------ GIVEN INFORMATION
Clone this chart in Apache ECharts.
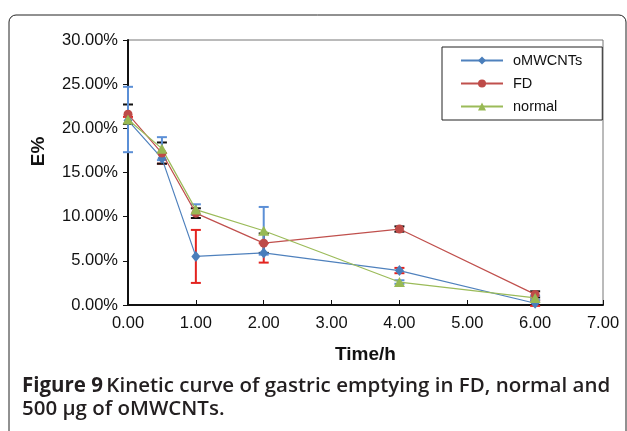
<!DOCTYPE html>
<html><head><meta charset="utf-8">
<script src="https://cdn.jsdelivr.net/npm/echarts@6/dist/echarts.min.js"></script>
<style>html,body{margin:0;padding:0;background:#fff}#c{width:627px;height:431px}</style>
</head><body><div id="c"></div>
<script>
var times = [0, 0.5, 1, 2, 4, 6];
var seriesNames = ['oMWCNTs', 'FD', 'normal'];
var omwcnts = [20.9, 16.6, 5.5, 5.9, 3.9, 0.2];
var fd = [21.6, 17.2, 10.4, 7.0, 8.6, 1.2];
var normal = [21.0, 17.7, 10.8, 8.4, 2.6, 0.8];
var omwcntsErr = [0.4, 0.6, 3.0, 1.1, 0.3, 0.3];
var fdErr = [1.1, 1.2, 0.55, 1.1, 0.3, 0.35];
var normalErr = [3.7, 1.3, 0.6, 2.7, 0.2, 0.25];
var yTicks = [0, 5, 10, 15, 20, 25, 30];
var xTicks = [0, 1, 2, 3, 4, 5, 6, 7];

var lineColors = ['#4f81bd', '#c0504d', '#9bbb59'];
var markerColors = ['#4a7ebb', '#be4b48', '#98b954'];
var errColors = ['#e3231f', '#111111', '#5b8fd6'];
var symbols = ['diamond', 'circle', 'triangle'];
var symbolSizes = [[9, 11], 9, [11, 10]];
var values = [omwcnts, fd, normal];
var errs = [omwcntsErr, fdErr, normalErr];

function pairs(v) { return times.map(function (t, i) { return [t, v[i]]; }); }
function errData(v, e) { return times.map(function (t, i) { return [t, v[i] - e[i], v[i] + e[i]]; }); }

var series = [];
values.forEach(function (v, k) {
  series.push({
    type: 'custom', name: seriesNames[k] + ' err', z: 3, silent: true,
    data: errData(v, errs[k]),
    renderItem: function (params, api) {
      var lo = api.coord([api.value(0), api.value(1)]);
      var hi = api.coord([api.value(0), api.value(2)]);
      var w = 5, st = { stroke: errColors[k], lineWidth: 2 };
      return { type: 'group', children: [
        { type: 'line', shape: { x1: lo[0], y1: lo[1], x2: hi[0], y2: hi[1] }, style: st },
        { type: 'line', shape: { x1: lo[0] - w, y1: lo[1], x2: lo[0] + w, y2: lo[1] }, style: st },
        { type: 'line', shape: { x1: hi[0] - w, y1: hi[1], x2: hi[0] + w, y2: hi[1] }, style: st }
      ]};
    }
  });
});
values.forEach(function (v, k) {
  series.push({
    type: 'line', name: seriesNames[k], z: 5,
    data: pairs(v),
    symbol: symbols[k], symbolSize: symbolSizes[k], showSymbol: true,
    lineStyle: { color: lineColors[k], width: 1.2 },
    itemStyle: { color: markerColors[k] },
    emphasis: { disabled: true }
  });
});

var chart = echarts.init(document.getElementById('c'), null, { renderer: 'canvas' });
chart.setOption({
  animation: false,
  backgroundColor: '#fff',
  grid: { left: 128, right: 24, top: 40, bottom: 126, show: true, borderColor: '#777', borderWidth: 1 },
  legend: {
    data: seriesNames, orient: 'vertical', left: 442, top: 47,
    padding: [6, 20, 6, 18], itemGap: 8, itemWidth: 42, itemHeight: 10,
    borderColor: '#222', borderWidth: 1, backgroundColor: '#fff',
    textStyle: { fontFamily: 'Liberation Sans', fontSize: 14.5, color: '#111', padding: [0, 0, 0, 5] }
  },
  xAxis: {
    type: 'value', min: xTicks[0], max: xTicks[xTicks.length - 1], interval: 1,
    name: 'Time/h', nameLocation: 'middle', nameGap: 40,
    nameTextStyle: { fontFamily: 'Liberation Sans', fontWeight: 'bold', fontSize: 19, color: '#111' },
    axisLine: { lineStyle: { color: '#111', width: 2 } },
    axisTick: { inside: true, length: 5, lineStyle: { color: '#111', width: 1 } },
    axisLabel: { formatter: function (v) { return v.toFixed(2); }, margin: 10,
      fontFamily: 'Liberation Sans', fontSize: 16.5, color: '#111' },
    splitLine: { show: false }
  },
  yAxis: {
    type: 'value', min: yTicks[0], max: yTicks[yTicks.length - 1], interval: 5,
    name: 'E%', nameLocation: 'middle', nameGap: 80, nameRotate: 90,
    nameTextStyle: { fontFamily: 'Liberation Sans', fontWeight: 'bold', fontSize: 19, color: '#111', padding: [0, 0, 0, 42] },
    axisLine: { show: true, lineStyle: { color: '#111', width: 2 } },
    axisTick: { show: true, inside: false, length: 5, lineStyle: { color: '#111', width: 1 } },
    axisLabel: { formatter: function (v) { return v.toFixed(2) + '%'; }, margin: 10,
      fontFamily: 'Liberation Sans', fontSize: 16.5, color: '#111' },
    splitLine: { show: false }
  },
  graphic: [
    { type: 'rect', silent: true, z: -1,
      shape: { x: 9, y: 15, width: 617, height: 500, r: [7, 7, 0, 0] },
      style: { stroke: '#222', lineWidth: 1, fill: 'rgba(0,0,0,0)' } },
    { type: 'text', left: 22, top: 376, silent: true,
      style: { text: '{b|Figure 9} {n|Kinetic curve of gastric emptying in FD, normal and}\n{n|500 μg of oMWCNTs.}',
        rich: {
          b: { fontFamily: 'Open Sans', fontWeight: 'bold', fontSize: 20.5, fill: '#231f20', lineHeight: 23 },
          n: { fontFamily: 'Open Sans', fontWeight: 600, fontSize: 20.5, fill: '#231f20', lineHeight: 23 }
        } } }
  ],
  series: series
});
</script></body></html>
------------
WORK TO BE COMPLETED – Return exactly what appears from the opening line of the material through the line with "var errs = [omwcntsErr, fdErr, normalErr];", apart from the pictures.

WRITTEN ANSWER –
Clone this chart in Apache ECharts.
<!DOCTYPE html>
<html><head><meta charset="utf-8">
<script src="https://cdn.jsdelivr.net/npm/echarts@6/dist/echarts.min.js"></script>
<style>html,body{margin:0;padding:0;background:#fff}#c{width:627px;height:431px}</style>
</head><body><div id="c"></div>
<script>
var times = [0, 0.5, 1, 2, 4, 6];
var seriesNames = ['oMWCNTs', 'FD', 'normal'];
var omwcnts = [20.9, 16.6, 5.5, 5.9, 3.9, 0.2];
var fd = [21.6, 17.2, 10.4, 7.0, 8.6, 1.2];
var normal = [21.0, 17.7, 10.8, 8.4, 2.6, 0.8];
var omwcntsErr = [0.4, 0.6, 3.0, 1.1, 0.3, 0.3];
var fdErr = [1.1, 1.2, 0.55, 1.1, 0.3, 0.35];
var normalErr = [3.7, 1.3, 0.6, 2.7, 0.2, 0.25];
var yTicks = [0, 5, 10, 15, 20, 25, 30];
var xTicks = [0, 1, 2, 3, 4, 5, 6, 7];

var lineColors = ['#4f81bd', '#c0504d', '#9bbb59'];
var markerColors = ['#4a7ebb', '#be4b48', '#98b954'];
var errColors = ['#e3231f', '#111111', '#5b8fd6'];
var symbols = ['diamond', 'circle', 'triangle'];
var symbolSizes = [[9, 11], 9, [11, 10]];
var values = [omwcnts, fd, normal];
var errs = [omwcntsErr, fdErr, normalErr];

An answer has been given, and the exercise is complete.